OPUS is a modified form of assertive community treatment for psychosis that includes family involvement and social-skills training provided by a multidisciplinary team of psychiatrists, psychologists, nurses, social workers, physiotherapists, and vocational therapists. A clinical trial of 547 adults showed OPUS was superior to standard care, which led to broad implementation of this program in Denmark in 2003.
For the current study, Posselt and colleagues compared the five-year outcomes of 3,328 patients who received OPUS after this implementation—identified using Danish health registers—with the five-year outcomes of 545 of the original clinical trial participants. This period included two years of OPUS intervention and three years of follow-up.
The researchers found that patients receiving OPUS had lower odds of a psychiatric hospital admission than the clinical trial participants across the five-year time span, as well as lower rates of psychotropic medication use. Rates of suicide or death by any cause were similar for patients receiving OPUS as well as the clinical trial participants.

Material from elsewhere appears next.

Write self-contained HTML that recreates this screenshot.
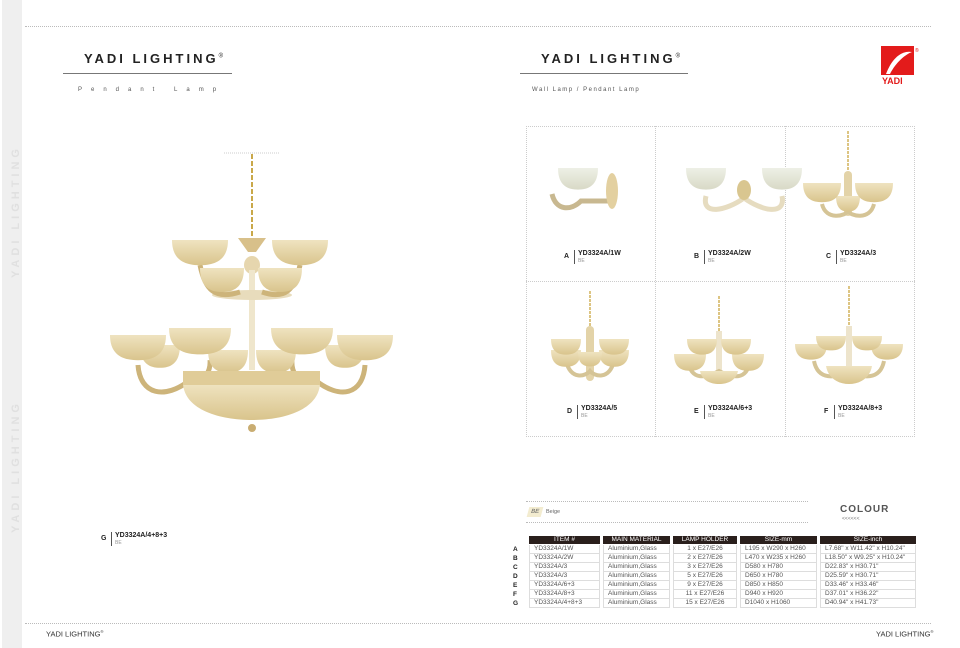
<!DOCTYPE html>
<html><head><meta charset="utf-8">
<style>
*{margin:0;padding:0;box-sizing:border-box}
body{width:960px;height:648px;background:#fff;position:relative;overflow:hidden;font-family:"Liberation Sans",sans-serif;color:#222}
.a{position:absolute}
.dot{position:absolute;border-top:1px dotted #bbb;height:0}
.title{font-weight:bold;font-size:13px;letter-spacing:3px;color:#222}
.sub{font-size:6px;color:#555}
.lbl{position:absolute;font-size:7px}
.lbl b{position:absolute;left:0;top:3px;font-size:7px}
.lbl .bar{position:absolute;left:10px;top:0;width:1px;height:14px;background:#555}
.lbl .n{position:absolute;left:14px;top:0;font-weight:bold;font-size:7px;white-space:nowrap}
.lbl .c{position:absolute;left:14px;top:8px;font-size:5px;color:#999}
table{position:absolute;left:526px;top:536px;border-collapse:separate;border-spacing:3px 0;font-size:6.5px;color:#555}
th{background:#2a1f1c;color:#fff;font-weight:normal;height:9px;line-height:8px;font-size:6.5px;border-bottom:1px solid #fff}
td{border:1px solid #ddd;border-top:0;height:9px;line-height:8px;padding:0 4px}
.rl{position:absolute;left:513px;font-size:6.5px;font-weight:bold;color:#222}
</style></head><body>
<svg width="0" height="0" style="position:absolute">
<defs>
<linearGradient id="g" x1="0" y1="0" x2="0" y2="1"><stop offset="0" stop-color="#efe3c0"/><stop offset="1" stop-color="#d9c48c"/></linearGradient>
<linearGradient id="gw" x1="0" y1="0" x2="0" y2="1"><stop offset="0" stop-color="#eef0e6"/><stop offset="1" stop-color="#d8d9c6"/></linearGradient>
<path id="sh" d="M-1,0 C-1,0.5 -0.5,0.6 0,0.6 C0.5,0.6 1,0.5 1,0 Z" fill="url(#g)"/>
<path id="shw" d="M-1,0 C-1,0.5 -0.5,0.6 0,0.6 C0.5,0.6 1,0.5 1,0 Z" fill="url(#gw)"/>
</defs></svg>

<div class="a" style="left:2px;top:0;width:20px;height:648px;background:#efefef"></div>
<div class="a" style="left:10px;top:145px;width:14px;font-size:11px;color:#e0e0e0;letter-spacing:4px;writing-mode:vertical-rl;transform:rotate(180deg);font-weight:bold">YADI LIGHTING</div>
<div class="a" style="left:10px;top:400px;width:14px;font-size:11px;color:#e0e0e0;letter-spacing:4px;writing-mode:vertical-rl;transform:rotate(180deg);font-weight:bold">YADI LIGHTING</div>

<div class="dot" style="left:25px;top:26px;width:906px"></div>
<div class="dot" style="left:25px;top:623px;width:906px"></div>

<div class="a title" style="left:84px;top:51px">YADI LIGHTING<sup style="font-size:6px;font-weight:normal">®</sup></div>
<div class="a" style="left:63px;top:73px;width:169px;height:1px;background:#777"></div>
<div class="a sub" style="left:78px;top:87px;letter-spacing:9px">Pendant  Lamp</div>

<div class="a title" style="left:541px;top:51px">YADI LIGHTING<sup style="font-size:6px;font-weight:normal">®</sup></div>
<div class="a" style="left:520px;top:73px;width:168px;height:1px;background:#777"></div>
<div class="a sub" style="left:532px;top:87px;letter-spacing:1.5px">Wall Lamp / Pendant Lamp</div>

<svg class="a" style="left:878px;top:44px" width="50" height="44">
<rect x="3" y="2" width="33" height="29" fill="#e31b1b"/>
<path d="M8,30 C14,14 24,6 34,8 C28,10 18,18 12,30Z" fill="#fff"/>
<text x="37" y="8" font-size="5" fill="#e31b1b" font-family="Liberation Sans">®</text>
<text x="4" y="40" font-size="9" font-weight="bold" fill="#e31b1b" font-family="Liberation Sans">YADI</text>
</svg>

<!-- big chandelier -->
<svg class="a" style="left:0;top:0" width="500" height="440">
<line x1="224" y1="153" x2="280" y2="153" stroke="#ccc" stroke-dasharray="1,1"/>
<line x1="252" y1="154" x2="252" y2="236" stroke="#c9a84a" stroke-width="2" stroke-dasharray="5,2"/>
<path d="M238,238 L266,238 L256,252 L248,252Z" fill="#d8c08a"/>
<ellipse cx="252" cy="265" rx="8" ry="9" fill="#e6d6ae"/>
<rect x="249" y="270" width="6" height="100" fill="#efe6cc"/>
<ellipse cx="252" cy="295" rx="40" ry="5" fill="#e8dcbc"/>
<g fill="none" stroke="#cdb47a" stroke-width="5">
<path d="M200,265 C205,290 215,300 240,292"/><path d="M300,265 C295,290 285,300 262,292"/>
<path d="M138,365 C140,395 165,400 190,380"/><path d="M365,365 C363,395 340,400 315,380"/>
<path d="M210,360 C212,385 180,390 190,380"/><path d="M292,360 C290,385 320,390 312,380"/>
</g>
<use href="#sh" transform="translate(222,268) scale(22,40)"/>
<use href="#sh" transform="translate(280,268) scale(22,40)"/>
<use href="#sh" transform="translate(200,240) scale(28,42)"/>
<use href="#sh" transform="translate(300,240) scale(28,42)"/>
<use href="#sh" transform="translate(160,345) scale(20,38)"/>
<use href="#sh" transform="translate(345,345) scale(20,38)"/>
<use href="#sh" transform="translate(228,350) scale(20,38)"/>
<use href="#sh" transform="translate(276,350) scale(20,38)"/>
<use href="#sh" transform="translate(138,335) scale(28,42)"/>
<use href="#sh" transform="translate(365,335) scale(28,42)"/>
<use href="#sh" transform="translate(200,328) scale(31,44)"/>
<use href="#sh" transform="translate(302,328) scale(31,44)"/>
<path d="M183,384 C185,410 220,420 252,420 C284,420 318,410 320,384Z" fill="url(#g)"/>
<rect x="183" y="371" width="137" height="14" fill="#e0cc98"/>
<circle cx="252" cy="428" r="4" fill="#c9ad72"/>
</svg>
<div class="lbl" style="left:101px;top:532px"><b>G</b><span class="bar"></span><span class="n">YD3324A/4+8+3</span><span class="c">BE</span></div>

<!-- grid -->
<div class="a" style="left:526px;top:126px;width:389px;height:311px;border:1px dotted #ccc"></div>
<div class="a" style="left:655px;top:126px;height:311px;border-left:1px dotted #ccc"></div>
<div class="a" style="left:785px;top:126px;height:311px;border-left:1px dotted #ccc"></div>
<div class="a" style="left:526px;top:281px;width:389px;border-top:1px dotted #ccc"></div>

<svg class="a" style="left:526px;top:126px" width="390" height="310">
<!-- A -->
<path d="M26,68 C30,85 45,85 55,75 L84,75" fill="none" stroke="#c8b890" stroke-width="5"/>
<ellipse cx="86" cy="65" rx="6" ry="18" fill="#e3d0a0"/>
<use href="#shw" transform="translate(52,42) scale(20,36)"/>
<!-- B -->
<path d="M180,70 C175,90 200,85 218,72 C236,85 260,90 256,70" fill="none" stroke="#e6dcc0" stroke-width="5"/>
<ellipse cx="218" cy="64" rx="7" ry="10" fill="#d9c690"/>
<use href="#shw" transform="translate(180,42) scale(20,36)"/>
<use href="#shw" transform="translate(256,42) scale(20,36)"/>
<!-- C -->
<line x1="322" y1="5" x2="322" y2="45" stroke="#d2b25a" stroke-width="1.5" stroke-dasharray="3,1"/>
<rect x="318" y="45" width="8" height="45" rx="4" fill="#e3d3a8"/>
<path d="M296,78 C300,95 320,90 322,85 C324,90 344,95 348,78" fill="none" stroke="#d5c496" stroke-width="4"/>
<use href="#sh" transform="translate(322,70) scale(12,26)"/>
<use href="#sh" transform="translate(296,57) scale(19,32)"/>
<use href="#sh" transform="translate(348,57) scale(19,32)"/>
<!-- D -->
<line x1="64" y1="165" x2="64" y2="200" stroke="#d2b25a" stroke-width="1.5" stroke-dasharray="3,1"/>
<rect x="60" y="200" width="8" height="55" rx="4" fill="#e3d3a8"/>
<path d="M40,235 C45,255 60,250 64,245 C68,250 83,255 88,235" fill="none" stroke="#d5c496" stroke-width="4"/>
<use href="#sh" transform="translate(40,224) scale(15,28)"/>
<use href="#sh" transform="translate(88,224) scale(15,28)"/>
<use href="#sh" transform="translate(64,226) scale(12,24)"/>
<use href="#sh" transform="translate(40,213) scale(15,26)"/>
<use href="#sh" transform="translate(88,213) scale(15,26)"/>
<!-- E -->
<line x1="193" y1="170" x2="193" y2="205" stroke="#d2b25a" stroke-width="1.5" stroke-dasharray="3,1"/>
<rect x="190" y="205" width="6" height="40" fill="#ede4cc"/>
<path d="M162,235 C165,255 180,252 193,245 C206,252 221,255 224,235" fill="none" stroke="#d5c496" stroke-width="4"/>
<use href="#sh" transform="translate(164,228) scale(16,28)"/>
<use href="#sh" transform="translate(222,228) scale(16,28)"/>
<use href="#sh" transform="translate(176,213) scale(15,26)"/>
<use href="#sh" transform="translate(210,213) scale(15,26)"/>
<path d="M174,245 C176,255 185,258 193,258 C201,258 210,255 212,245Z" fill="url(#g)"/>
<!-- F -->
<line x1="323" y1="160" x2="323" y2="200" stroke="#d2b25a" stroke-width="1.5" stroke-dasharray="3,1"/>
<rect x="320" y="200" width="6" height="45" fill="#ede4cc"/>
<path d="M288,235 C292,255 310,252 323,245 C336,252 354,255 358,235" fill="none" stroke="#d5c496" stroke-width="4"/>
<use href="#sh" transform="translate(285,218) scale(16,26)"/>
<use href="#sh" transform="translate(361,218) scale(16,26)"/>
<use href="#sh" transform="translate(305,210) scale(15,24)"/>
<use href="#sh" transform="translate(341,210) scale(15,24)"/>
<path d="M300,240 C302,252 312,258 323,258 C334,258 344,252 346,240Z" fill="url(#g)"/>
</svg>

<div class="lbl" style="left:564px;top:250px"><b>A</b><span class="bar"></span><span class="n">YD3324A/1W</span><span class="c">BE</span></div>
<div class="lbl" style="left:694px;top:250px"><b>B</b><span class="bar"></span><span class="n">YD3324A/2W</span><span class="c">BE</span></div>
<div class="lbl" style="left:826px;top:250px"><b>C</b><span class="bar"></span><span class="n">YD3324A/3</span><span class="c">BE</span></div>
<div class="lbl" style="left:567px;top:405px"><b>D</b><span class="bar"></span><span class="n">YD3324A/5</span><span class="c">BE</span></div>
<div class="lbl" style="left:694px;top:405px"><b>E</b><span class="bar"></span><span class="n">YD3324A/6+3</span><span class="c">BE</span></div>
<div class="lbl" style="left:824px;top:405px"><b>F</b><span class="bar"></span><span class="n">YD3324A/8+3</span><span class="c">BE</span></div>

<!-- colour -->
<div class="dot" style="left:526px;top:501px;width:282px"></div>
<div class="dot" style="left:526px;top:522px;width:282px"></div>
<div class="a" style="left:528px;top:507px;width:14px;height:10px;background:#f3ecd0;transform:skewX(-15deg);font-size:6px;color:#666;text-align:center;line-height:10px">BE</div>
<div class="a" style="left:546px;top:509px;font-size:5.5px;color:#666">Beige</div>
<div class="a" style="left:840px;top:504px;font-size:10px;font-weight:bold;color:#555;letter-spacing:1px">COLOUR</div>
<div class="a" style="left:842px;top:516px;font-size:5px;color:#777">&lt;&lt;&lt;&lt;&lt;&lt;</div>

<table>
<tr><th style="width:71px">ITEM #</th><th style="width:67px">MAIN MATERIAL</th><th style="width:64px">LAMP HOLDER</th><th style="width:77px">SIZE-mm</th><th style="width:96px">SIZE-inch</th></tr>
<tr><td>YD3324A/1W</td><td>Aluminium,Glass</td><td style="text-align:center">1 x E27/E26</td><td>L195 x W290 x H260</td><td>L7.68" x W11.42" x H10.24"</td></tr>
<tr><td>YD3324A/2W</td><td>Aluminium,Glass</td><td style="text-align:center">2 x E27/E26</td><td>L470 x W235 x H260</td><td>L18.50" x W9.25" x H10.24"</td></tr>
<tr><td>YD3324A/3</td><td>Aluminium,Glass</td><td style="text-align:center">3 x E27/E26</td><td>D580 x H780</td><td>D22.83" x H30.71"</td></tr>
<tr><td>YD3324A/3</td><td>Aluminium,Glass</td><td style="text-align:center">5 x E27/E26</td><td>D650 x H780</td><td>D25.59" x H30.71"</td></tr>
<tr><td>YD3324A/6+3</td><td>Aluminium,Glass</td><td style="text-align:center">9 x E27/E26</td><td>D850 x H850</td><td>D33.46" x H33.46"</td></tr>
<tr><td>YD3324A/8+3</td><td>Aluminium,Glass</td><td style="text-align:center">11 x E27/E26</td><td>D940 x H920</td><td>D37.01" x H36.22"</td></tr>
<tr><td>YD3324A/4+8+3</td><td>Aluminium,Glass</td><td style="text-align:center">15 x E27/E26</td><td>D1040 x H1060</td><td>D40.94" x H41.73"</td></tr>
</table>
<div class="rl" style="top:546px">A</div>
<div class="rl" style="top:555px">B</div>
<div class="rl" style="top:564px">C</div>
<div class="rl" style="top:573px">D</div>
<div class="rl" style="top:582px">E</div>
<div class="rl" style="top:591px">F</div>
<div class="rl" style="top:600px">G</div>

<div class="a" style="left:46px;top:629px;font-size:7.5px;color:#333">YADI LIGHTING<sup style="font-size:4px">®</sup></div>
<div class="a" style="left:876px;top:629px;font-size:7.5px;color:#333">YADI LIGHTING<sup style="font-size:4px">®</sup></div>
</body></html>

OPUS patients were less likely to work or attend school than their clinical trial counterparts during the first three years after initiating OPUS, but by year five, had higher odds of being in work or school.
“Positive effects beyond those observed in the randomized trial may be due to more flexible setups, improved experience with delivering the intervention, or other factors,” Posselt and colleagues wrote. “We accounted for potential differences in patient characteristics in the analyses, which suggests that this is not likely to have been a confounder in our results.”